After the conference and tour of the Canadas ended, the Coles family continued on, through the United States, to visit with Mercy’s mother’s relatives. There, they travelled by train through cities busy drilling for oil and visited relatives caught up in the Civil War and the presidential election (Lincoln was re-elected just five months before he was assassinated), finally arriving at New York City — as bustling and busy then as it is now. Following their stay in New York, they travelled to Boston, and then returned to Prince Edward Island by steamer, meeting a couple forced to flee Atlanta, where their home had just been shelled by General Sherman in his “March to the Sea.”

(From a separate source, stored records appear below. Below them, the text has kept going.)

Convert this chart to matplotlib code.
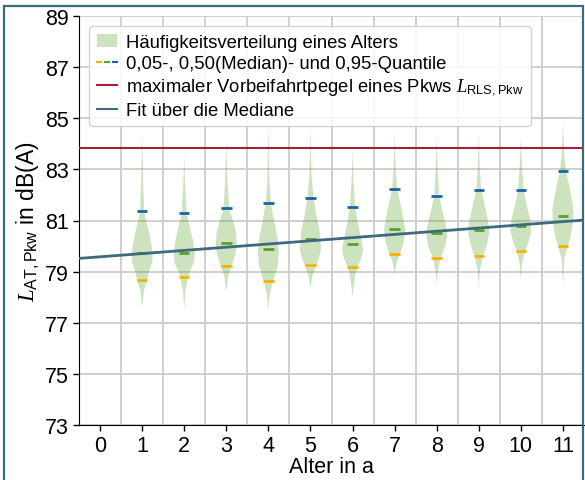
import numpy as np
import matplotlib
matplotlib.use("Agg")
from matplotlib import pyplot as plt
from matplotlib.lines import Line2D
from matplotlib.patches import Patch, Rectangle
from matplotlib.legend_handler import HandlerTuple

plt.rcParams['font.family'] = ['Liberation Sans', 'DejaVu Sans']
plt.rcParams['mathtext.fontset'] = 'custom'
plt.rcParams['mathtext.rm'] = 'Liberation Sans'
plt.rcParams['mathtext.sf'] = 'Liberation Sans'
plt.rcParams['mathtext.it'] = 'Liberation Serif:italic'

# Alter der Fahrzeuge (Jahre)
alter = [1, 2, 3, 4, 5, 6, 7, 8, 9, 10, 11]

# Quantile je Alter in dB(A)
q05 = [78.68, 78.78, 79.21, 78.64, 79.26, 79.17, 79.70, 79.52, 79.60, 79.81, 80.01]
q50 = [79.73, 79.74, 80.12, 79.90, 80.28, 80.09, 80.67, 80.51, 80.64, 80.80, 81.19]
q95 = [81.36, 81.28, 81.50, 81.67, 81.87, 81.53, 82.22, 81.97, 82.20, 82.20, 82.94]

# Haeufigkeitsverteilung: Pegel und relative Dichte je Alter
pegel = [
    [77.6, 77.8, 78.3, 78.68, 78.98, 79.38, 79.77, 80.4, 80.94, 81.36, 82.5, 83.8, 84.3],
    [77.6, 77.73, 78.3, 78.78, 78.98, 79.38, 79.74, 80.16, 80.8, 81.28, 82.4, 83.34, 83.5],
    [78.2, 78.4, 78.84, 79.21, 79.62, 80.0, 80.55, 81.06, 81.5, 82.6, 83.9, 84.1],
    [77.5, 77.73, 78.2, 78.64, 79.23, 79.77, 80.28, 80.94, 81.67, 82.5, 84.4, 84.6],
    [78.3, 78.5, 78.84, 79.26, 79.5, 79.88, 80.55, 81.19, 81.87, 82.8, 84.3, 84.5],
    [78.0, 78.19, 78.71, 79.17, 79.5, 79.88, 80.28, 80.93, 81.53, 82.6, 83.6, 83.8],
    [78.8, 78.98, 79.38, 79.70, 79.88, 80.28, 80.67, 81.45, 82.22, 83.2, 84.3, 84.5],
    [78.5, 78.71, 79.1, 79.52, 80.0, 80.4, 80.8, 81.33, 81.97, 83.0, 84.07, 84.3],
    [78.4, 78.64, 79.1, 79.6, 80.0, 80.47, 80.8, 81.45, 82.2, 83.2, 84.2, 84.4],
    [78.7, 78.9, 79.36, 79.81, 80.15, 80.6, 81.06, 81.58, 82.2, 83.2, 84.07, 84.3],
    [78.4, 78.58, 79.5, 80.01, 80.4, 80.93, 81.45, 82.1, 82.94, 83.67, 84.7, 84.9],
]
dichte = [
    [0, 3, 12, 30, 40, 60, 62, 45, 25, 12, 6, 2, 0],
    [0, 2, 8, 22, 30, 55, 58, 50, 30, 14, 5, 1, 0],
    [0, 3, 12, 30, 50, 60, 55, 35, 16, 6, 1, 0],
    [0, 3, 10, 28, 55, 62, 55, 35, 16, 6, 1, 0],
    [0, 3, 12, 35, 50, 62, 55, 35, 18, 6, 1, 0],
    [0, 3, 12, 28, 50, 62, 50, 30, 16, 5, 1, 0],
    [0, 2, 12, 30, 40, 55, 60, 40, 14, 5, 1, 0],
    [0, 2, 8, 22, 50, 62, 55, 35, 14, 6, 1, 0],
    [0, 2, 8, 25, 45, 62, 60, 40, 14, 5, 1, 0],
    [0, 2, 8, 25, 45, 62, 55, 35, 16, 6, 1, 0],
    [0, 1, 8, 30, 45, 60, 62, 45, 18, 6, 1, 0],
]

# Fit ueber die Mediane (Steigung, Achsenabschnitt)
fit_coef = [0.125, 79.58]
l_rls = 83.83

c_green = '#5aa02c'
c_orange = '#ffb000'
c_blue = '#1565a8'
c_red = '#a51e36'
c_fit = '#3e6a80'

fig = plt.figure(figsize=(5.85, 4.81), dpi=100)
ax = fig.add_axes([79 / 585, 1 - 426 / 481, 505 / 585, 409 / 481])

vpstats = []
for i in range(len(alter)):
    vpstats.append(dict(coords=np.array(pegel[i]), vals=np.array(dichte[i], dtype=float),
                        mean=q50[i], median=q50[i], min=pegel[i][0], max=pegel[i][-1]))
parts = ax.violin(vpstats, positions=alter, widths=0.5, showextrema=False)
for b in parts['bodies']:
    b.set_facecolor(c_green)
    b.set_edgecolor('none')
    b.set_alpha(0.3)

hw = 0.125
pos = np.array(alter)
ax.hlines(q05, pos - hw, pos + hw, color=c_orange, lw=2, zorder=3)
ax.hlines(q50, pos - hw, pos + hw, color=c_green, lw=2, zorder=3)
ax.hlines(q95, pos - hw, pos + hw, color=c_blue, lw=2, zorder=3)

ax.axhline(l_rls, color=c_red, lw=1.5, zorder=4)
xs = np.array([-0.5, 11.5])
ax.plot(xs, np.polyval(fit_coef, xs), color=c_fit, lw=2, zorder=4)

ax.set_xlim(-0.5, 11.5)
ax.set_ylim(73, 89)
ax.set_xticks(range(0, 12))
ax.set_xticks(np.arange(0.5, 11, 1), minor=True)
ax.set_yticks(range(73, 90, 2))
ax.tick_params(axis='both', which='major', labelsize=15.5, length=4, width=1, color='black')
ax.tick_params(axis='x', which='minor', length=0)
ax.grid(axis='y', which='major', color='#cccccc', lw=1.3)
ax.grid(axis='x', which='minor', color='#cccccc', lw=1.3)
ax.set_axisbelow(True)
for s in ['top', 'right']:
    ax.spines[s].set_visible(False)
for s in ['left', 'bottom']:
    ax.spines[s].set_color('black')

ax.set_xlabel('Alter in a', fontsize=15.5, labelpad=0)
ax.set_ylabel(r'$L_\mathrm{AT,Pkw}$ in dB(A)', fontsize=16.5, labelpad=2)

h_quant = (Line2D([], [], color=c_orange, lw=1.5),
           Line2D([], [], color=c_green, lw=1.5),
           Line2D([], [], color=c_blue, lw=1.5))
handles = [Patch(facecolor=c_green, alpha=0.3, edgecolor='none'),
           h_quant,
           Line2D([], [], color=c_red, lw=1.5),
           Line2D([], [], color=c_fit, lw=1.5)]
labels = ['Häufigkeitsverteilung eines Alters',
          '0,05-, 0,50(Median)- und 0,95-Quantile',
          r'maximaler Vorbeifahrtpegel eines Pkws $L_\mathrm{RLS,Pkw}$',
          'Fit über die Mediane']
ax.legend(handles, labels, loc='upper left', fontsize=13.3, handlelength=1.1,
          handletextpad=0.5, labelspacing=0.25, borderaxespad=0.55, borderpad=0.4,
          handler_map={tuple: HandlerTuple(ndivide=None, pad=0.2)}, framealpha=0.85)

fig.patches.append(Rectangle((4 / 585, -0.05), 579 / 585, 1.05 - 7 / 481,
                             transform=fig.transFigure, fill=False,
                             edgecolor=c_fit, lw=1.6, zorder=10))

fig.savefig('out.png', dpi=100)
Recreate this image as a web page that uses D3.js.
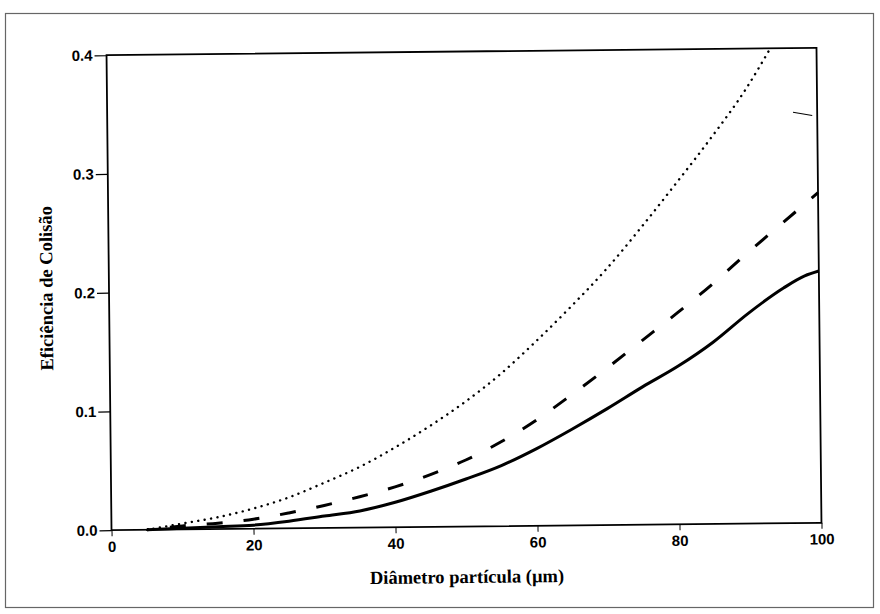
<!DOCTYPE html>
<html><head><meta charset="utf-8">
<script src="https://cdn.jsdelivr.net/npm/d3@7"></script>
<style>
html,body{margin:0;padding:0;background:#fff;}
svg{display:block;}
</style></head>
<body>
<script>
// ---- data ----
const xTicks = [0, 20, 40, 60, 80, 100];
const yTicks = [0.0, 0.1, 0.2, 0.3, 0.4];
const xTitle = "Diâmetro partícula (µm)";
const yTitle = "Eficiência de Colisão";

const solidX = [5, 10, 15, 20, 25, 30, 35, 40, 45, 50, 55, 60, 65, 70, 75, 80, 85, 90, 95, 98, 100];
const solidY = [0, 0.001, 0.002, 0.003, 0.006, 0.010, 0.014, 0.021, 0.030, 0.040, 0.051, 0.065, 0.081, 0.098, 0.116, 0.133, 0.153, 0.177, 0.198, 0.208, 0.212];

const dashX = [5, 10, 15, 20, 25, 30, 35, 40, 45, 50, 55, 60, 65, 70, 75, 80, 85, 90, 95, 100];
const dashY = [0, 0.003, 0.005, 0.008, 0.013, 0.019, 0.026, 0.034, 0.044, 0.056, 0.071, 0.089, 0.110, 0.132, 0.155, 0.178, 0.202, 0.228, 0.253, 0.278];

const dotX = [5, 10, 15, 20, 25, 30, 35, 40, 45, 50, 55, 60, 65, 70, 75, 80, 85, 90, 93.5];
const dotY = [0, 0.005, 0.010, 0.017, 0.026, 0.038, 0.051, 0.067, 0.085, 0.105, 0.128, 0.155, 0.184, 0.215, 0.250, 0.287, 0.325, 0.366, 0.400];

const stray = [[96.6, 0.346], [99.3, 0.343]];

// ---- layout ----
const W = 880, H = 614;
const plot = {l: 109, r: 819, t: 51.5, b: 526.5};

const svg = d3.select("body").append("svg").attr("width", W).attr("height", H);
svg.append("rect").attr("width", W).attr("height", H).attr("fill", "#fff");
svg.append("rect").attr("x", 5.5).attr("y", 13.5).attr("width", 868).attr("height", 594)
  .attr("fill", "none").attr("stroke", "#666").attr("stroke-width", 1.2);

const g = svg.append("g").attr("transform", "rotate(-0.6, 464, 289)");

const x = d3.scaleLinear().domain([0, 100]).range([plot.l, plot.r]);
const y = d3.scaleLinear().domain([0, 0.4]).range([plot.b, plot.t]);

// frame
g.append("rect").attr("x", plot.l).attr("y", plot.t)
  .attr("width", plot.r - plot.l).attr("height", plot.b - plot.t)
  .attr("fill", "none").attr("stroke", "#000").attr("stroke-width", 1.8);

const yAxis = d3.axisLeft(y).tickValues(yTicks).tickFormat(d3.format(".1f")).tickSize(12).tickPadding(2);
const ya = g.append("g").attr("transform", `translate(${plot.l},0)`).call(yAxis);
ya.select(".domain").remove();
ya.selectAll("line").attr("stroke", "#000").attr("stroke-width", 1.2);
ya.selectAll("text").attr("font-family", "'Liberation Sans', Arial, sans-serif")
  .attr("font-weight", "bold").attr("font-size", 15).attr("fill", "#000");

const xAxis = d3.axisBottom(x).tickValues(xTicks).tickFormat(d3.format("d")).tickSize(6).tickPadding(5);
const xa = g.append("g").attr("transform", `translate(0,${plot.b})`).call(xAxis);
xa.select(".domain").remove();
xa.selectAll("line").attr("stroke", "#000").attr("stroke-width", 1);
xa.selectAll("text").attr("font-family", "'Liberation Sans', Arial, sans-serif")
  .attr("font-weight", "bold").attr("font-size", 15).attr("fill", "#000");

const line = d3.line().x(d => x(d[0])).y(d => y(d[1])).curve(d3.curveMonotoneX);
const zip = (a, b) => a.map((v, i) => [v, b[i]]);

g.append("path").datum(zip(dotX, dotY)).attr("d", line)
  .attr("fill", "none").attr("stroke", "#000").attr("stroke-width", 2.4)
  .attr("stroke-linecap", "round").attr("stroke-dasharray", "0.1,6.4");
g.append("path").datum(zip(dashX, dashY)).attr("d", line)
  .attr("fill", "none").attr("stroke", "#000").attr("stroke-width", 3)
  .attr("stroke-dasharray", "16,21").attr("stroke-dashoffset", -60);
g.append("path").datum(zip(solidX, solidY)).attr("d", line)
  .attr("fill", "none").attr("stroke", "#000").attr("stroke-width", 3);
g.append("path").datum(stray).attr("d", d3.line().x(d => x(d[0])).y(d => y(d[1])))
  .attr("fill", "none").attr("stroke", "#000").attr("stroke-width", 1);

// titles
g.append("text").attr("x", (plot.l + plot.r) / 2).attr("y", 583)
  .attr("text-anchor", "middle").attr("font-family", "'Liberation Serif', 'Times New Roman', serif")
  .attr("font-weight", "bold").attr("font-size", 18.5).text(xTitle);
g.append("text").attr("transform", `translate(46,${(plot.t + plot.b) / 2 - 5}) rotate(-90)`)
  .attr("text-anchor", "middle").attr("dy", "0.35em")
  .attr("font-family", "'Liberation Serif', 'Times New Roman', serif")
  .attr("font-weight", "bold").attr("font-size", 18.5).text(yTitle);
</script>
</body></html>
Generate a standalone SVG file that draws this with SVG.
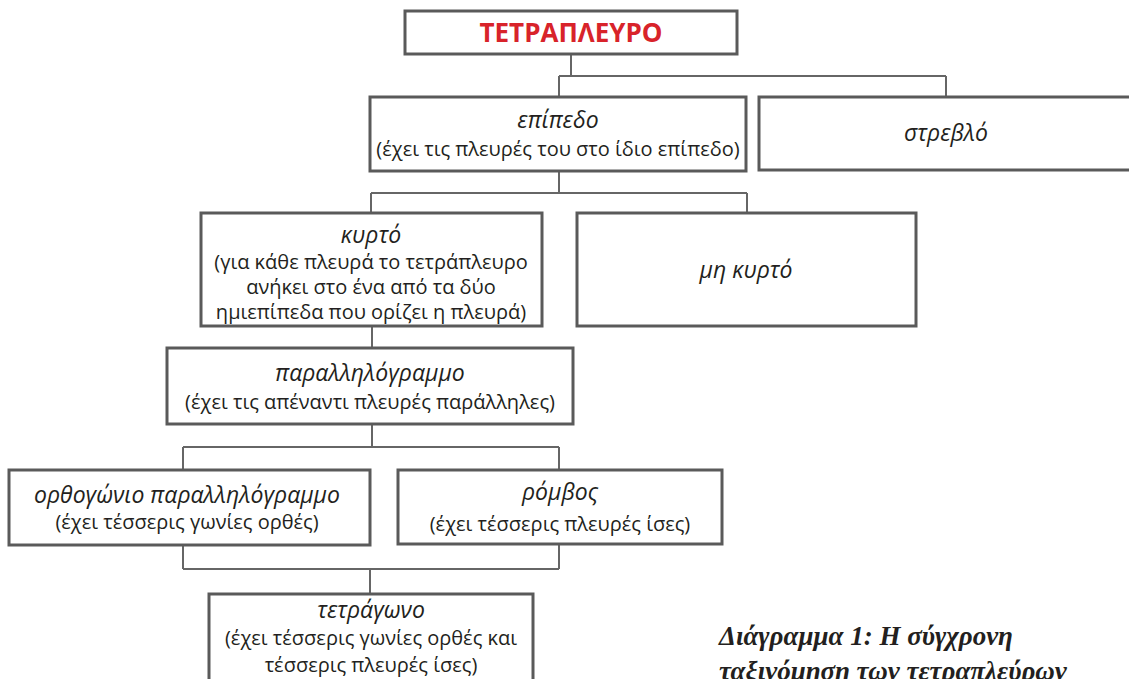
<svg xmlns="http://www.w3.org/2000/svg" width="1129" height="679" viewBox="0 0 1129 679">
<style>
.box{fill:#fff;stroke:#5a5a5a;stroke-width:3}
.ln{fill:none;stroke:#666;stroke-width:2}
.t{font-family:"Open Sans","Noto Sans",sans-serif;font-size:23px;fill:#231f20;text-anchor:middle}
.i{font-style:italic}
.s{font-size:20px}
.title{font-family:"Open Sans","Noto Sans",sans-serif;font-weight:bold;font-size:26px;fill:#d8232a;text-anchor:middle}
.cap{font-family:"Liberation Serif",serif;font-weight:bold;font-style:italic;font-size:27px;fill:#231f20}
</style>
<rect width="1129" height="679" fill="#fff"/>
<g id="connectors">
<path class="ln" d="M571 54V76M559 76H946M559 76V97M946 76V97"/>
<path class="ln" d="M559 171V193M371 193H747M371 193V213M747 193V213"/>
<path class="ln" d="M372 326V348"/>
<path class="ln" d="M372 424V447M183 447H559M183 447V470M559 447V470"/>
<path class="ln" d="M183 545V569M559 544V569M183 569H559M370 569V594"/>
</g>
<g id="n-tetrapleuro">
<rect class="box" x="405" y="11" width="332" height="43"/>
<text class="title" x="571" y="42">ΤΕΤΡΑΠΛΕΥΡΟ</text>
</g>
<g id="n-epipedo">
<rect class="box" x="370" y="97" width="376" height="74"/>
<text class="t i" x="558" y="128">επίπεδο</text>
<text class="t s" x="558" y="156">(έχει τις πλευρές του στο ίδιο επίπεδο)</text>
</g>
<g id="n-strevlo">
<rect class="box" x="759" y="97" width="374" height="73"/>
<text class="t i" x="946" y="141">στρεβλό</text>
</g>
<g id="n-kyrto">
<rect class="box" x="201" y="213" width="341" height="113"/>
<text class="t i" x="371" y="243">κυρτό</text>
<text class="t s" x="371" y="269">(για κάθε πλευρά το τετράπλευρο</text>
<text class="t s" x="371" y="294">ανήκει στο ένα από τα δύο</text>
<text class="t s" x="371" y="319">ημιεπίπεδα που ορίζει η πλευρά)</text>
</g>
<g id="n-mh-kyrto">
<rect class="box" x="577" y="213" width="339" height="113"/>
<text class="t i" x="746" y="278">μη κυρτό</text>
</g>
<g id="n-parallilogrammo">
<rect class="box" x="167" y="348" width="406" height="76"/>
<text class="t i" x="370" y="381">παραλληλόγραμμο</text>
<text class="t s" x="370" y="409">(έχει τις απέναντι πλευρές παράλληλες)</text>
</g>
<g id="n-orthogonio">
<rect class="box" x="9" y="470" width="361" height="75"/>
<text class="t i" x="187" y="503">ορθογώνιο παραλληλόγραμμο</text>
<text class="t s" x="187" y="529">(έχει τέσσερις γωνίες ορθές)</text>
</g>
<g id="n-rombos">
<rect class="box" x="398" y="470" width="324" height="74"/>
<text class="t i" x="560" y="500">ρόμβος</text>
<text class="t s" x="560" y="531">(έχει τέσσερις πλευρές ίσες)</text>
</g>
<g id="n-tetragono">
<rect class="box" x="209" y="594" width="324" height="90"/>
<text class="t i" x="371" y="618">τετράγωνο</text>
<text class="t s" x="371" y="645">(έχει τέσσερις γωνίες ορθές και</text>
<text class="t s" x="371" y="672">τέσσερις πλευρές ίσες)</text>
</g>
<g id="caption">
<text class="cap" x="719" y="645">Διάγραμμα 1: Η σύγχρονη</text>
<text class="cap" x="719" y="680">ταξινόμηση των τετραπλεύρων</text>
</g>
</svg>
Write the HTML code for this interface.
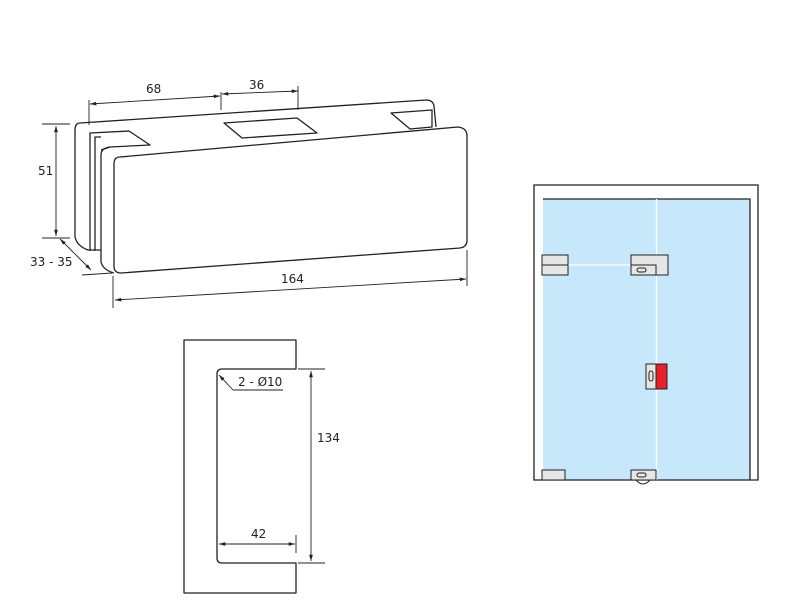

The Mercy Coles diary gives us a direct look back in time. Her breezy notations, with their lack of pretence, give every indication that she didn
’t intend her diary to be published, and that she wasn’t thinking about how what she wrote might sound later, after people had died, or events had become significant. With its simple, unaffected tone, the diary seems to offer the reader the possibility of a clear view of the past.
This seeming straightforwardness is not quite as simple as it seems, however. Things are complicated by the fact that another version of the diary exists. The Charlottetown Guardian published a piece entitled “Reminiscences of Confederation Days: Extracts from a Diary Kept by Miss Mercy A. Coles When She Accompanied Her Father, the Late Hon. George Coles, to the Confederation Conferences at Quebec, Montreal and Ottawa in 1864,” on June 30, 1917.***** It was the fiftieth anniversary of Confederation in 1917, and the First World War was raging. Many thousands of Canadians had been killed, and the now seventy-nine-year-old Mercy Coles may have hoped to lighten the spirits of her fellow Islanders and offer some distraction from the war by recalling long-ago events. She may also have thought it was an opportunity to share her knowledge of the history of Prince Edward Island and her family. She had preserved her diary those many long years, and she didn’t want it to be forgotten.
In this newspaper extract of 1917, Mercy definitely takes more care with what she says than she had in her original accounts. There are significant differences between the newspaper article and the handwritten diary. First, the newspaper account is only an excerpt. Further, there are notable omissions from this newspaper extract, such as how miserable Mercy found Quebec City, and about D’Arcy McGee getting drunk at a dinner. These omissions may have resulted from Mercy censoring herself, or they may have been the product of actions by the editors of the Guardian. Another difference, even though much of the diary is quoted word for word, is the many places in which the events are told in past tense in a type of summary. Again, whether this was done by Mercy Coles herself or the newspaper isn’t known. The result of this summarizing is that the diary loses some of its immediacy and vividness. There are also errors, such as in the name of the hotel in Quebec City at which the Coles family stayed.